There’s an important morning coming. It may come tomorrow, or twenty years from tomorrow, but it’s coming. It’s the morning you wake up and realize that who you were has gone missing. You’ll look in the mirror while you wash your face, and you’ll look for him. Top right, top left, bottom right, bottom left, and center, but he isn’t there. *Maybe the mirror is broken*, you’ll say and move on. While brewing your coffee, you’ll use more coffee beans than usual, or fewer. When pouring the coffee, you’ll add sugar when you didn’t use to, or you’ll skip the sugar when you never used to go without.
You’ll get dressed, putting your pants on the wrong leg first, and you’ll find the pants themselves are not the kind you used to wear. You’ll button your shirt, and that too, is different. At this point, you’ll have had enough. Something is wrong. Something is different. *Where is he?* you’ll wonder. *He isn’t here.* You’ll get to your desk, and you’ll pick up your journal, flipping to yesterday’s entry. The handwriting is different. So is the format.

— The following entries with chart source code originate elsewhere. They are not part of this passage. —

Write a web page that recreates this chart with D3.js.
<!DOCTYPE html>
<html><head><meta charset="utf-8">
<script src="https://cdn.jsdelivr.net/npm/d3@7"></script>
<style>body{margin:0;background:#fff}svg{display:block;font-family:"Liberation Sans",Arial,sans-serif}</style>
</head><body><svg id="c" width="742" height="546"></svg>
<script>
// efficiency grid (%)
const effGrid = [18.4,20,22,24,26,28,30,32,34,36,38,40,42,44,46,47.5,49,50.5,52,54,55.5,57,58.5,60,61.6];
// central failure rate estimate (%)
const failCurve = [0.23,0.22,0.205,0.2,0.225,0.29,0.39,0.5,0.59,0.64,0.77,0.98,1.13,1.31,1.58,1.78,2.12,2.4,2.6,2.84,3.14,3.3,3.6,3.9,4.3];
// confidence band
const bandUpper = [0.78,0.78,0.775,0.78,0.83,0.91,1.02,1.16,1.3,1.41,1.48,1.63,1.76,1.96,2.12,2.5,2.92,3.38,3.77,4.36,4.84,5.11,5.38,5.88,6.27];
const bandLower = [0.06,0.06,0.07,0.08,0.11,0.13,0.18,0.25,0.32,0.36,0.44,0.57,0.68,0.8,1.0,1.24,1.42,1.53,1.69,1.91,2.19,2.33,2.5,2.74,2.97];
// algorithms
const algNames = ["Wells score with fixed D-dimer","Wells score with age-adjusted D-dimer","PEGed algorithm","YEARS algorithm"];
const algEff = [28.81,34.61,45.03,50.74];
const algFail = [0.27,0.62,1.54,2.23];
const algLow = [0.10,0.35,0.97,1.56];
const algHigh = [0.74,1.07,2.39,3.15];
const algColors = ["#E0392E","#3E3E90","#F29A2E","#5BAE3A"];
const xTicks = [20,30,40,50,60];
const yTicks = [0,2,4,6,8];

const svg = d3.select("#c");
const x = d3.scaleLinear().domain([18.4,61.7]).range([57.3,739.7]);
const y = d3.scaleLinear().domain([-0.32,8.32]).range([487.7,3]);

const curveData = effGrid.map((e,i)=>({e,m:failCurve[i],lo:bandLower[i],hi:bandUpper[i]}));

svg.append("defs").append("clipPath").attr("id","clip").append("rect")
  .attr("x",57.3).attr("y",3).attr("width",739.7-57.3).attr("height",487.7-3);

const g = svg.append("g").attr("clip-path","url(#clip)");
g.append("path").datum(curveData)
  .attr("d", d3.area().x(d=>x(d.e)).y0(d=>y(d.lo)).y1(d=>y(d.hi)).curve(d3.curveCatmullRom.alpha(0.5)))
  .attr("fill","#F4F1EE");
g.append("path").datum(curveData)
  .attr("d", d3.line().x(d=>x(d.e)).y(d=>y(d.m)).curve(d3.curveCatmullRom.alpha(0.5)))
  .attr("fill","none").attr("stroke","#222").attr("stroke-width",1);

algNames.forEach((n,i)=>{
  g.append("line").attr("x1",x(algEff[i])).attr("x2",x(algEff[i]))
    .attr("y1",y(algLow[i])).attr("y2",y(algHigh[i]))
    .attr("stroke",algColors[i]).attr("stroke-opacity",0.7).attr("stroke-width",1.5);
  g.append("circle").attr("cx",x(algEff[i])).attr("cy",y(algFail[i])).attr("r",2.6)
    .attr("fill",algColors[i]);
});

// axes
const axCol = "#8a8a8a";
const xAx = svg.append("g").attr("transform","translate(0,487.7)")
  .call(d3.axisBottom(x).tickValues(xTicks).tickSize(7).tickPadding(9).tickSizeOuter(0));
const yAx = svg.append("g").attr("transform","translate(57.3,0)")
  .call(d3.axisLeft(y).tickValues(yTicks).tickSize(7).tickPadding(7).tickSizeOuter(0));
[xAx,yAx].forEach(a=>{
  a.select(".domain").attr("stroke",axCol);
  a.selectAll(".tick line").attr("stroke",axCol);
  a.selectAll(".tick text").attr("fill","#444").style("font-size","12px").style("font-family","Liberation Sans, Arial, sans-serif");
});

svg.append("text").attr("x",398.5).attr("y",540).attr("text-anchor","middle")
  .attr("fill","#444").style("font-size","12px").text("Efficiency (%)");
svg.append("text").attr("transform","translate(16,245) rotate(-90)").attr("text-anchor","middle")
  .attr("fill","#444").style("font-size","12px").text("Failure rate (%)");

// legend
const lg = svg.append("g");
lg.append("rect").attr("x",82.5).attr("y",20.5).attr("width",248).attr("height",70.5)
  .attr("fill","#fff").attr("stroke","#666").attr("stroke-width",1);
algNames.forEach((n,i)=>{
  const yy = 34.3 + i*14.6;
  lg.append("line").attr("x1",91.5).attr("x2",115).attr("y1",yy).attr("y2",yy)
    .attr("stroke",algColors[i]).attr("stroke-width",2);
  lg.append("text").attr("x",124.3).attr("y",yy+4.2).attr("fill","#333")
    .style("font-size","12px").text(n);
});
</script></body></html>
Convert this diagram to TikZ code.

You’ll rush to the bookshelf and pull an old journal from years ago, and thank God, you’ll breathe a sigh of relief. There it is. The handwriting you know, and in that moment you’ll also know that you didn’t imagine him and that he definitely is missing. You’ll look back to your desk and see a framed photo. The man in the photo doesn’t look like who you were. He looks more like the man from the mirror earlier. He looks healthy; his eyes twinkle. His beard and hair are different. *He looks good*, you’ll conclude, *but he’s not who I was. What happened to who I was?*
But you know exactly what happened to him, you’d just never considered it. All this time you spent becoming who your are, bringing this vision to life, you never considered what would happen to who you were. In order for the new you to come, the old you must go. And the part that hurts is that the old you wasn’t all bad. Some of him was brilliant, but those brilliant parts are too close to the terrible parts, so they went when he did.
You didn’t trust yourself to keep them alive, because however good they felt, they still felt like *him*. So you avoided them, consciously or otherwise. You’ll realize that you haven’t played your guitar in a while, because music was always *his* thing, not yours.
That day you’ll realize you lost someone. Someone who knew you better than anyone, someone closer than anybody else. You’ll look around the room and notice a bunch of his stuff. His books, his art, and his old guitar. Maybe you’ll get rid of them, and maybe you won’t. Either way, you’ll realize that someday, someone will look around this same room and wonder what happened to you. When who you were went missing, who you are took his place. And who you are is already becoming who you’ll be.